В чужих буднях
Поначалу никто не обратил внимания, что её не стало. Ни начальница, для которой она была «на подхвате», ни соседка, с которой когда-то развешивали бельё на общем балконе, ни даже продавщица из булочной, вечно отсчитывавшая ей сдачу мелочью — назло. Жизнь шла своим чередом, будто её и не было никогда.
Татьяна Игоревна просто перестала появляться. Не из-за болезни. А потому что осознала — всё, что она делает, никому не важно. Утро, чай, аптека, очередь, привычные фразы о погоде, старые фильмы по телевизору, которые больше никто не смотрит. И самое страшное — никому нет дела, почему вдруг всё это прекратилось. Никто не спросил. Вслух или мысленно.
Первые дни она просто лежала. Не болела, не мучилась, просто лежала. Без телевизора, без книг, без слов. Смотрела в потолок, где от угла к люстре тянулась паутина — тонкая, как график её жизни. Думала: если вдруг исчезнуть навсегда, что изменится? Счётчик продолжит накручивать, плесень поползёт по стене, кот доест хлебные корки, а потом сядет у двери, не зная, что делать дальше. Никто не заметит. Даже шум за стеной останется прежним.
А потом пришла почтальонка. Молодая, худая, с ногтями, выкрашенными в ядовито-зелёный, и серёжками, похожими на льдинки. Позвонила раз, другой. Постучала костяшками пальцев — резко, будто стучала не в дверь, а в глухую стену. Произнесла вслух, словно себе: «Странно, не открывает. Всегда газеты брала». И ушла. На следующий день пришла снова. И ещё. Упрямо, словно не позволяла двери захлопнуться навсегда.
В четвёртый раз Татьяна не выдержала.
— Почему не открываете? — спросила девушка, с лёгкой досадой, но без злости, когда дверь приоткрылась. Голос у неё был звонкий, слишком громкий для тихого подъезда, но почему-то знакомый.
— Я… — Татьяна запнулась. Губы дрогнули, голос прозвучал тише, чем хотелось. — Приболела немного.

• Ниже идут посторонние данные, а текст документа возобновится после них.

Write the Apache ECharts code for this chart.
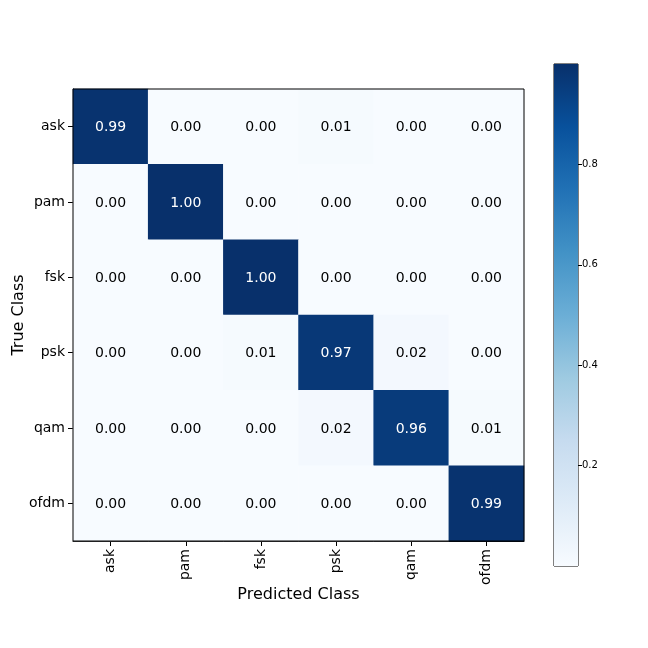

— Надолго? Я уж волноваться начала. В нашем доме больше никто газеты не выписывает, только вы. А я, знаете, подумала: вот если бы я исчезла, кто бы заметил? Наверное, никто. И вдруг осенило — а вдруг не я одна так чувствую? Вот и решила проверить, всё ли в порядке. Вы же сами говорили — без газеты и утро не утро.
Татьяна стояла, вцепившись в косяк, будто он был её спасением. Пальцы побелели от напряжения. Она кивнула, осторожно, словно любое движение могло разрушить хрупкое равновесие.
— Всё в порядке. Спасибо, что зашли, — прошептала она, и голос дрогнул.
Девушка ушла. Её быстрые шаги растворились в подъездной тишине. А Татьяна осталась. Не просто в квартире. Впервые за долгое время — не одна. Нет, не с кем-то. А внутри чьей-то мысли. Кто-то подумал о ней. Кто-то спросил. И этого хватило, чтобы воздух в комнате стал другим — тёплым, будто кто-то приоткрыл окно в первый весенний день.
На следующий день она вышла. Осторожно, словно заново училась ходить. Купила хлеб — свежий, с хрустящей корочкой. Мыло — простое, коричневое. И даже, не удержавшись, карамельку в обёртке с белкой — как в детстве. Солнце пробивалось сквозь облака, и в витрине аптеки она мельком увидела своё отражение — и не сразу узнала.
Женщина в очереди сзади вдруг сказала: «Вы сегодня прекрасно выглядите». Просто так. И это была правда. Потому что в глазах снова появилось что-то живое.
Татьяна вернулась домой. Заварила чай. Показалось, что вкус у него стал иным. Достала старые тетради. Пахли пылью и прошлым. Открыла. Вывела: «Я здесь». Медленно, чётко, чёрными чернилами.
Больше — ничего. Но этого хватило.
Иногда, чтобы вернуться, не нужны события. Не встреча, не катастрофа, не новое начало. Достаточно, чтобы кто-то однажды заметил: тишина затянулась слишком долго. И постучал в неё.